Proper alignment between employees and the organization is paramount from the beginning. When you update your onboarding process, fully articulate what milestones the employees can expect once they begin their new role. Provide a digital copy of your process that employees can easily refer to later on. Fully remote work is new for many of us, providing new employees with a clear roadmap of what to expect will almost always reduce the anxiety new staff face with their role.

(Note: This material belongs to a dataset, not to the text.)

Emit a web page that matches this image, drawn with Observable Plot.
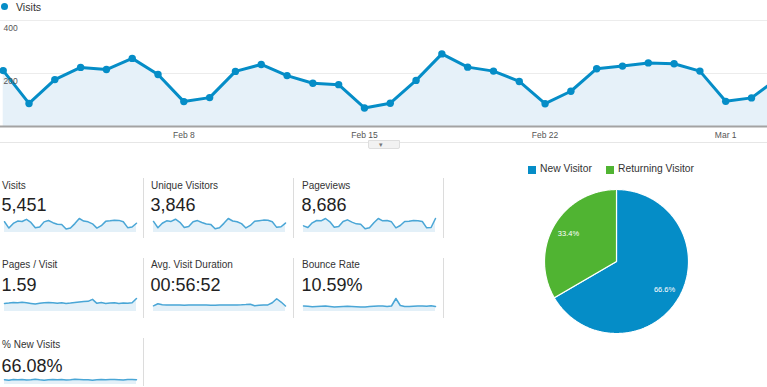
<!DOCTYPE html>
<html><head><meta charset="utf-8">
<script src="https://cdn.jsdelivr.net/npm/d3@7"></script>
<script src="https://cdn.jsdelivr.net/npm/@observablehq/plot@0.6"></script>
<style>
html,body{margin:0;padding:0;background:#fff;}
body{width:767px;height:387px;overflow:hidden;position:relative;font-family:"Liberation Sans",Arial,Helvetica,sans-serif;}
.abs{position:absolute;white-space:nowrap;}
.lbl{font-size:10px;line-height:10px;color:#333;}
.num{font-size:18px;line-height:18px;color:#222;}
.sep{position:absolute;width:1px;background:#dcdcdc;}
svg{overflow:visible;}
</style></head><body>
<script>
// ---------- data ----------
const startDate = "2014-02-01";
const endDate = "2014-03-04"; // exclusive
const visits = [211,87,177,223,215,257,196,94,109,208,234,192,163,158,70,88,174,274,224,209,170,86,133,218,228,240,237,209,95,108,181];
const xTickLabels = ["2014-02-08","2014-02-15","2014-02-22","2014-03-01"];
const yTickValues = [200, 400];
const seriesName = "Visits";

const tileNames = ["Visits","Unique Visitors","Pageviews","Pages / Visit","Avg. Visit Duration","Bounce Rate","% New Visits"];
const tileValues = ["5,451","3,846","8,686","1.59","00:56:52","10.59%","66.08%"];
const sparkVisits = [211,87,177,223,215,257,196,94,109,208,234,192,163,158,70,88,174,274,224,209,170,86,133,218,228,240,237,209,95,108,181];
const sparkUnique = [150,64,126,158,150,180,138,68,80,146,162,136,116,110,52,64,124,190,156,146,120,62,96,152,160,168,166,146,70,78,128];
const sparkPageviews = [200,150,290,360,350,420,320,160,180,330,380,310,260,250,110,140,290,420,350,360,320,140,210,330,340,360,350,330,140,150,420];
const sparkPagesPerVisit = [1.55,1.58,1.62,1.6,1.64,1.6,1.55,1.5,1.57,1.6,1.62,1.6,1.57,1.6,1.55,1.58,1.62,1.66,1.7,1.72,1.88,1.56,1.62,1.55,1.58,1.6,1.55,1.58,1.56,1.6,1.95];
const sparkDuration = [48,66,57,55,56,55,54,53,54,55,56,55,54,53,52,54,55,56,55,56,57,59,62,48,52,55,56,74,108,80,46];
const sparkBounce = [11,10.5,9.5,10,10.5,11,10,9,9.5,10,10.5,10,9.5,9,9,10,10.5,11,11,10,11,26,12,10,10,10.5,11,11,10.5,11.5,10];
const sparkNewVisits = [66,60,68,64,70,62,66,72,64,60,66,70,64,68,62,66,72,68,64,66,60,64,68,66,70,68,66,62,70,68,66];

const pieLabels = ["New Visitor","Returning Visitor"];
const pieValues = [66.6, 33.4];
const pieColors = ["#058dc7","#50b432"];

// ---------- helpers ----------
const body = document.body;
function div(cls, left, top, html, extra) {
  const d = document.createElement("div");
  d.className = "abs " + (cls||"");
  d.style.left = left + "px"; d.style.top = top + "px";
  if (html != null) d.textContent = html;
  if (extra) Object.assign(d.style, extra);
  body.appendChild(d);
  return d;
}
function place(el, left, top) {
  el.style.position = "absolute"; el.style.left = left + "px"; el.style.top = top + "px";
  body.appendChild(el);
}

// ---------- main chart ----------
const dates = d3.utcDay.range(new Date(startDate), new Date(endDate));
const mainData = dates.map((d,i)=>({date:d, v:visits[i]}));
const day = 864e5;
const d0 = new Date(startDate).getTime();
const main = Plot.plot({
  width: 767, height: 145,
  marginLeft: 0, marginRight: 0, marginTop: 20, marginBottom: 19,
  style: {fontFamily: "Liberation Sans, Arial, sans-serif", fontSize: "8.5px", color: "#555", background: "transparent", overflow: "visible"},
  x: {type: "utc", domain: [new Date(d0 - 0.105*day), new Date(d0 + 29.62*day)]},
  y: {domain: [0, 400], axis: null},
  marks: [
    Plot.ruleY(yTickValues, {stroke: "#ececec", strokeWidth: 1}),
    Plot.areaY(mainData, {x: "date", y: "v", fill: "#e6f1f9", clip: true}),
    Plot.ruleY([0], {stroke: "#a3a3a3", strokeWidth: 2}),
    Plot.lineY(mainData, {x: "date", y: "v", stroke: "#058dc7", strokeWidth: 3, clip: true}),
    Plot.dot(mainData, {x: "date", y: "v", r: 3.7, fill: "#058dc7"}),
    Plot.text(yTickValues, {x: () => new Date(d0 - 0.105*day), y: d => d, text: d => String(d), textAnchor: "start", dx: 3, dy: 8, fill: "#555", fontSize: 8.5}),
    Plot.axisX({ticks: xTickLabels.map(s => new Date(s)), tickFormat: d3.utcFormat("%b %-d"), tickSize: 0, tickPadding: 5, fontSize: 8.5})
  ]
});
place(main, 0, 0);

// legend for main chart
const dot = div("", 0, 2.6, null, {width: "7.4px", height: "7.4px", borderRadius: "50%", background: "#058dc7", left: "0.5px"});
div("", 16, 1.6, seriesName, {fontSize: "10.6px", lineHeight: "10.6px", color: "#333"});

// drawer line + handle
div("", 0, 142, null, {width: "767px", height: "1px", background: "#e6e6e6"});
const tab = div("", 368, 140, null, {width: "30px", height: "7px", background: "#f2f2f2", border: "1px solid #dedede", borderRadius: "0 0 2px 2px"});
div("", 379, 141, "\u25BE", {fontSize: "7px", lineHeight: "7px", color: "#777"});

// ---------- tiles ----------
const colX = [2, 151, 302];
const lblBase = [189, 268.5, 348.5];
const numBase = [211, 291.5, 372.5];
const sparkSets = [
  {vals: sparkVisits, domain: [0, 274]},
  {vals: sparkUnique, domain: [0, 190]},
  {vals: sparkPageviews, domain: [0, 420]},
  {vals: sparkPagesPerVisit, domain: [0.9, 1.95]},
  {vals: sparkDuration, domain: [0, 110]},
  {vals: sparkBounce, domain: [0, 26]},
  {vals: sparkNewVisits, domain: [0, 110]}
];
const sparkLeft = [4, 153, 303];
const sparkGeom = [ {top: 214, height: 18, mt: 4}, {top: 294, height: 17, mt: 4}, {top: 374, height: 10, mt: 2} ];

function spark(vals, domain, left, g) {
  const data = vals.map((v,i)=>({i, v}));
  const lo = domain[0];
  const p = Plot.plot({
    width: 132, height: g.height, marginLeft: 0, marginRight: 0, marginTop: g.mt, marginBottom: 0,
    style: {background: "transparent", overflow: "visible"},
    x: {domain: [0, vals.length - 1], axis: null},
    y: {domain, axis: null},
    marks: [
      Plot.areaY(data, {x: "i", y1: () => lo, y2: "v", fill: "#e3f0f8"}),
      Plot.lineY(data, {x: "i", y: "v", stroke: "#4aa6d6", strokeWidth: 1.5})
    ]
  });
  place(p, left, g.top);
}

tileNames.forEach((name, k) => {
  const row = Math.floor(k / 3), col = k % 3;
  div("lbl", colX[col], lblBase[row] - 0.8465*10, name);
  div("num", colX[col] - 0.5, numBase[row] - 0.8465*18, tileValues[k]);
  spark(sparkSets[k].vals, sparkSets[k].domain, sparkLeft[col], sparkGeom[row]);
});

// separators
[[143,178,60],[293,178,60],[443,178,60],[143,258,60],[293,258,60],[443,258,60],[143,338,48]].forEach(([x,y,h]) => {
  const s = document.createElement("div"); s.className = "sep";
  s.style.left = x + "px"; s.style.top = y + "px"; s.style.height = h + "px";
  body.appendChild(s);
});

// ---------- pie ----------
const arcs = d3.pie().sort(null)(pieValues);
const pieMarks = [];
arcs.forEach((a, k) => {
  const n = Math.ceil((a.endAngle - a.startAngle) / 0.01);
  const pts = [{x: 0, y: 0}];
  for (let j = 0; j <= n; j++) {
    const t = a.startAngle + (a.endAngle - a.startAngle) * j / n;
    pts.push({x: Math.sin(t), y: Math.cos(t)});
  }
  pts.push({x: 0, y: 0});
  pieMarks.push(Plot.line(pts, {x: "x", y: "y", fill: pieColors[k], stroke: "#fff", strokeWidth: 1.2, strokeLinejoin: "miter"}));
});
const pieText = arcs.map((a, k) => {
  const m = (a.startAngle + a.endAngle) / 2;
  return {x: 0.77*Math.sin(m), y: 0.77*Math.cos(m), t: pieValues[k].toFixed(1) + "%"};
});
pieMarks.push(Plot.text(pieText, {x: "x", y: "y", text: "t", fill: "#fff", fontSize: 7.5}));
const pie = Plot.plot({
  width: 150, height: 150, margin: 3,
  style: {background: "transparent", overflow: "visible", fontFamily: "Liberation Sans, Arial, sans-serif"},
  x: {domain: [-1, 1], axis: null},
  y: {domain: [-1, 1], axis: null},
  marks: pieMarks
});
place(pie, 541, 186);

// pie legend
const legX = [528, 606];
pieLabels.forEach((name, k) => {
  div("", legX[k], 166, null, {width: "8px", height: "8px", background: pieColors[k]});
  div("", legX[k] + 12, 172.5 - 0.8465*10.3, name, {fontSize: "10.3px", lineHeight: "10.3px", color: "#333"});
});
</script>
</body></html>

- Virtual introductions are vital.
In a pre-COVID-19 world walking new employees through the office can help new hires feel more welcomed in their new environment; the virtual equivalent of this should still be implemented. Virtual introductions are an incredibly easy process for new hires to meet their colleagues, to understand the management structure, and company culture. Instead of taking out a new hire for lunch, try a coffee or tea meeting to get to know each other better. We may be physically distanced, but we don’t have to be socially distanced.
- Keep staff engaged.
Many organizations are implementing weekly scheduled “coffee chats” through virtual platforms to replace the conversations staff may have had over coffee in the morning, or at lunch. This could also extend to scheduled group exercise, yoga, or meditation classes – get creative, and survey your staff and see what virtual group activity would resonate most. Here are 5 examples of virtual games that remote teams can play together.
- Ask for feedback.
Over the last year, every organization has had to pivot to some degree and be agile with its business practices. Remote onboarding is a relatively new process, and you’re not going to perfect it with your first batch of new hires. Being open to feedback is a universally positive facet of any company culture, and you can do that through a variety of methods such as post-hire surveys, and regularly scheduled one-on-ones. New staff has an outsider’s perspective on your organization, and their feedback might lead to a more positive experience for everyone involved.